AIM: Return the listing below unchanged, minus its pictures.

SOURCE EXCERPT:

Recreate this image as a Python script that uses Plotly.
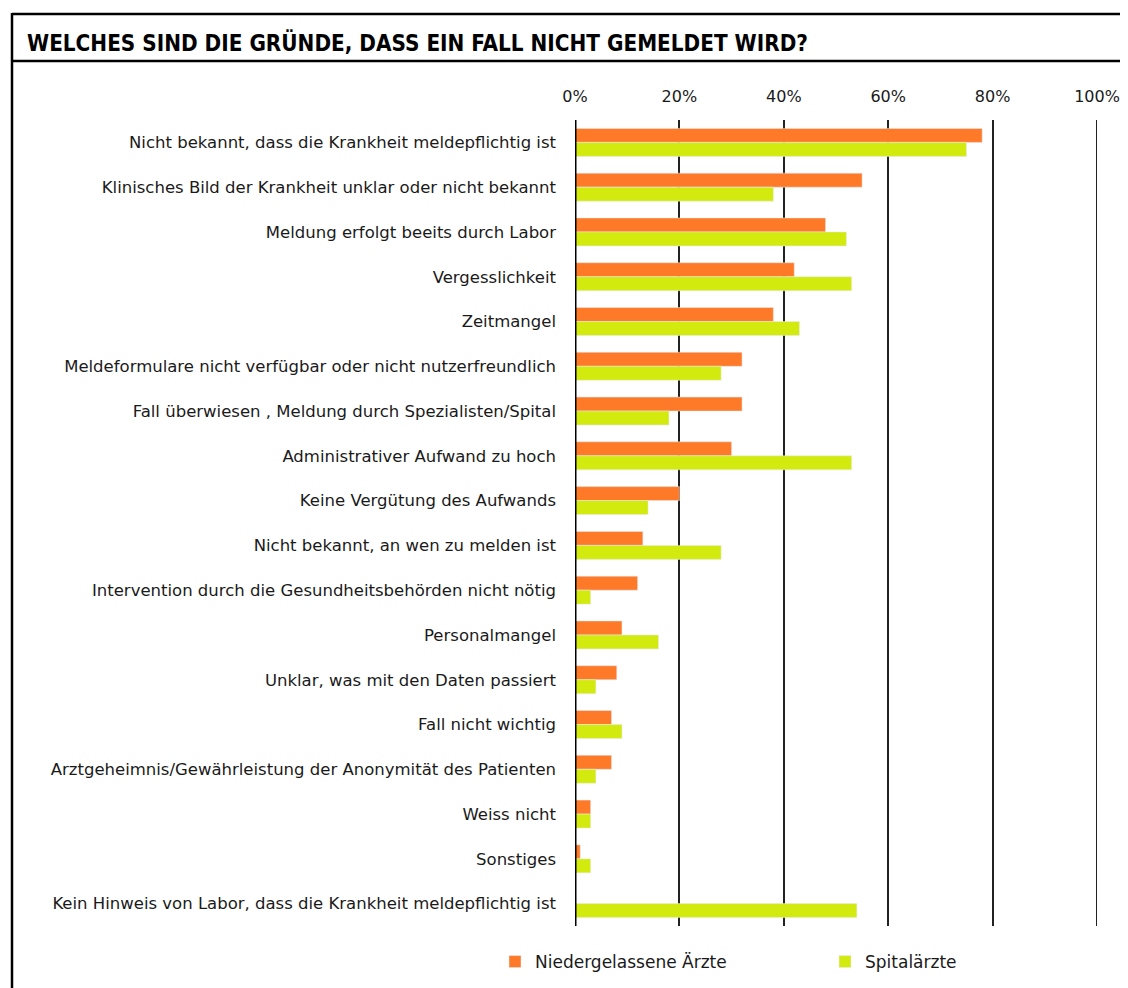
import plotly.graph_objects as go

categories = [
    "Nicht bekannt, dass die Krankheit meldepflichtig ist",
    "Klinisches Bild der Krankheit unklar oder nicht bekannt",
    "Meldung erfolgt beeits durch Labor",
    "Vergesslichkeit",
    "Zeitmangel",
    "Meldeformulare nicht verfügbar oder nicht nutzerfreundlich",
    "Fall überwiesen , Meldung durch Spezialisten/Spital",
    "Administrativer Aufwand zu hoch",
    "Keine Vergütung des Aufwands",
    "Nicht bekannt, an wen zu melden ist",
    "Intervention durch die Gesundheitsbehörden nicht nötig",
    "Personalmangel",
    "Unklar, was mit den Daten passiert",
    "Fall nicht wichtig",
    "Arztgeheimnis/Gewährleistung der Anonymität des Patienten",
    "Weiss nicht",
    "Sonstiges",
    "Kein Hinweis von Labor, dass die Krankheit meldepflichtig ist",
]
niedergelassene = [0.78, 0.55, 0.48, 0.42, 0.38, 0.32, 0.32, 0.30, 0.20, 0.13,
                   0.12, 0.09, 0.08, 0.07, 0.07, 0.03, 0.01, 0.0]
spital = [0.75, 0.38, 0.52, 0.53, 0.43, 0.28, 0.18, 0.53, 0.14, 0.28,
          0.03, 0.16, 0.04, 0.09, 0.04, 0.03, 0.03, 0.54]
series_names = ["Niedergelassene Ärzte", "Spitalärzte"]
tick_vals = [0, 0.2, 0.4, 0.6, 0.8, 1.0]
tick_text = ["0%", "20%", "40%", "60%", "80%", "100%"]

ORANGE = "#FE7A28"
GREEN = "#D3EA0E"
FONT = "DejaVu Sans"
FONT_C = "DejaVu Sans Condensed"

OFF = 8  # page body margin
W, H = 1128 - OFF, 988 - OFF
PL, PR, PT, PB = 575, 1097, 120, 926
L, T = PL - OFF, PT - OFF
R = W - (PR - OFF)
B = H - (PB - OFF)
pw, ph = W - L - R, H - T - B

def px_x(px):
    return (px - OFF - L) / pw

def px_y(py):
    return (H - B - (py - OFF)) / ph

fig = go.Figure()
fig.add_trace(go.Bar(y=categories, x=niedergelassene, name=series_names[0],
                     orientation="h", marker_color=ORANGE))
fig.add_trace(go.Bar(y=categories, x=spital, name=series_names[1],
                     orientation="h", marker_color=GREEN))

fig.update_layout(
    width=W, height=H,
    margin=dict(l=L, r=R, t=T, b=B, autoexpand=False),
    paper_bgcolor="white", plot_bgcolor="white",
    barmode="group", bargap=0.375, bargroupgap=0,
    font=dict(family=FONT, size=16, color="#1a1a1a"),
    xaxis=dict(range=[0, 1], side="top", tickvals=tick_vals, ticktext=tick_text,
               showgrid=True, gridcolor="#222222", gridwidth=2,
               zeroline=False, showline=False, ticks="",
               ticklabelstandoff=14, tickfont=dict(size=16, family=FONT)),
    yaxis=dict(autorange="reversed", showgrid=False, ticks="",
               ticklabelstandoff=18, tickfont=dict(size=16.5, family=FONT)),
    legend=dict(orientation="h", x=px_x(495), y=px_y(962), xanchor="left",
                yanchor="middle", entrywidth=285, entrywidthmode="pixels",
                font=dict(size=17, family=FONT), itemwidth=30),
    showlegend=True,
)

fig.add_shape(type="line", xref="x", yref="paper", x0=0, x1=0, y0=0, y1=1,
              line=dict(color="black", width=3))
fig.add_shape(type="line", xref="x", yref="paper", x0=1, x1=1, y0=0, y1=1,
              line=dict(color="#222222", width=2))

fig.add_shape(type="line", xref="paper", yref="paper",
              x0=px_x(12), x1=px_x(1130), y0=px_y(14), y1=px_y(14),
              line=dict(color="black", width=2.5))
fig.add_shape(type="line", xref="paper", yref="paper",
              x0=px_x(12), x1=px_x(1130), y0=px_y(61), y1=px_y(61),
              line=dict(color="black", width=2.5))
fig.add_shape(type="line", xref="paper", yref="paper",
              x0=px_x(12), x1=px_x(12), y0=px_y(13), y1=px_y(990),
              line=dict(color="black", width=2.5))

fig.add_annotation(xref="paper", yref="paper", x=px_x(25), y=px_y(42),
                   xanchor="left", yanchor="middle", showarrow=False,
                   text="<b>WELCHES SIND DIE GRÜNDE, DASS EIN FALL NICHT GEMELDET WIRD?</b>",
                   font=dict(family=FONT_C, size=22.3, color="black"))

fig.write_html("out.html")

EXERCISE RESULT:
Recreate this image as a Python script that uses Plotly.
import plotly.graph_objects as go

categories = [
    "Nicht bekannt, dass die Krankheit meldepflichtig ist",
    "Klinisches Bild der Krankheit unklar oder nicht bekannt",
    "Meldung erfolgt beeits durch Labor",
    "Vergesslichkeit",
    "Zeitmangel",
    "Meldeformulare nicht verfügbar oder nicht nutzerfreundlich",
    "Fall überwiesen , Meldung durch Spezialisten/Spital",
    "Administrativer Aufwand zu hoch",
    "Keine Vergütung des Aufwands",
    "Nicht bekannt, an wen zu melden ist",
    "Intervention durch die Gesundheitsbehörden nicht nötig",
    "Personalmangel",
    "Unklar, was mit den Daten passiert",
    "Fall nicht wichtig",
    "Arztgeheimnis/Gewährleistung der Anonymität des Patienten",
    "Weiss nicht",
    "Sonstiges",
    "Kein Hinweis von Labor, dass die Krankheit meldepflichtig ist",
]
niedergelassene = [0.78, 0.55, 0.48, 0.42, 0.38, 0.32, 0.32, 0.30, 0.20, 0.13,
                   0.12, 0.09, 0.08, 0.07, 0.07, 0.03, 0.01, 0.0]
spital = [0.75, 0.38, 0.52, 0.53, 0.43, 0.28, 0.18, 0.53, 0.14, 0.28,
          0.03, 0.16, 0.04, 0.09, 0.04, 0.03, 0.03, 0.54]
series_names = ["Niedergelassene Ärzte", "Spitalärzte"]
tick_vals = [0, 0.2, 0.4, 0.6, 0.8, 1.0]
tick_text = ["0%", "20%", "40%", "60%", "80%", "100%"]

ORANGE = "#FE7A28"
GREEN = "#D3EA0E"
FONT = "DejaVu Sans"
FONT_C = "DejaVu Sans Condensed"

OFF = 8  # page body margin
W, H = 1128 - OFF, 988 - OFF
PL, PR, PT, PB = 575, 1097, 120, 926
L, T = PL - OFF, PT - OFF
R = W - (PR - OFF)
B = H - (PB - OFF)
pw, ph = W - L - R, H - T - B

def px_x(px):
    return (px - OFF - L) / pw

def px_y(py):
    return (H - B - (py - OFF)) / ph

fig = go.Figure()
fig.add_trace(go.Bar(y=categories, x=niedergelassene, name=series_names[0],
                     orientation="h", marker_color=ORANGE))
fig.add_trace(go.Bar(y=categories, x=spital, name=series_names[1],
                     orientation="h", marker_color=GREEN))

fig.update_layout(
    width=W, height=H,
    margin=dict(l=L, r=R, t=T, b=B, autoexpand=False),
    paper_bgcolor="white", plot_bgcolor="white",
    barmode="group", bargap=0.375, bargroupgap=0,
    font=dict(family=FONT, size=16, color="#1a1a1a"),
    xaxis=dict(range=[0, 1], side="top", tickvals=tick_vals, ticktext=tick_text,
               showgrid=True, gridcolor="#222222", gridwidth=2,
               zeroline=False, showline=False, ticks="",
               ticklabelstandoff=14, tickfont=dict(size=16, family=FONT)),
    yaxis=dict(autorange="reversed", showgrid=False, ticks="",
               ticklabelstandoff=18, tickfont=dict(size=16.5, family=FONT)),
    legend=dict(orientation="h", x=px_x(495), y=px_y(962), xanchor="left",
                yanchor="middle", entrywidth=285, entrywidthmode="pixels",
                font=dict(size=17, family=FONT), itemwidth=30),
    showlegend=True,
)

fig.add_shape(type="line", xref="x", yref="paper", x0=0, x1=0, y0=0, y1=1,
              line=dict(color="black", width=3))
fig.add_shape(type="line", xref="x", yref="paper", x0=1, x1=1, y0=0, y1=1,
              line=dict(color="#222222", width=2))

fig.add_shape(type="line", xref="paper", yref="paper",
              x0=px_x(12), x1=px_x(1130), y0=px_y(14), y1=px_y(14),
              line=dict(color="black", width=2.5))
fig.add_shape(type="line", xref="paper", yref="paper",
              x0=px_x(12), x1=px_x(1130), y0=px_y(61), y1=px_y(61),
              line=dict(color="black", width=2.5))
fig.add_shape(type="line", xref="paper", yref="paper",
              x0=px_x(12), x1=px_x(12), y0=px_y(13), y1=px_y(990),
              line=dict(color="black", width=2.5))

fig.add_annotation(xref="paper", yref="paper", x=px_x(25), y=px_y(42),
                   xanchor="left", yanchor="middle", showarrow=False,
                   text="<b>WELCHES SIND DIE GRÜNDE, DASS EIN FALL NICHT GEMELDET WIRD?</b>",
                   font=dict(family=FONT_C, size=22.3, color="black"))

fig.write_html("out.html")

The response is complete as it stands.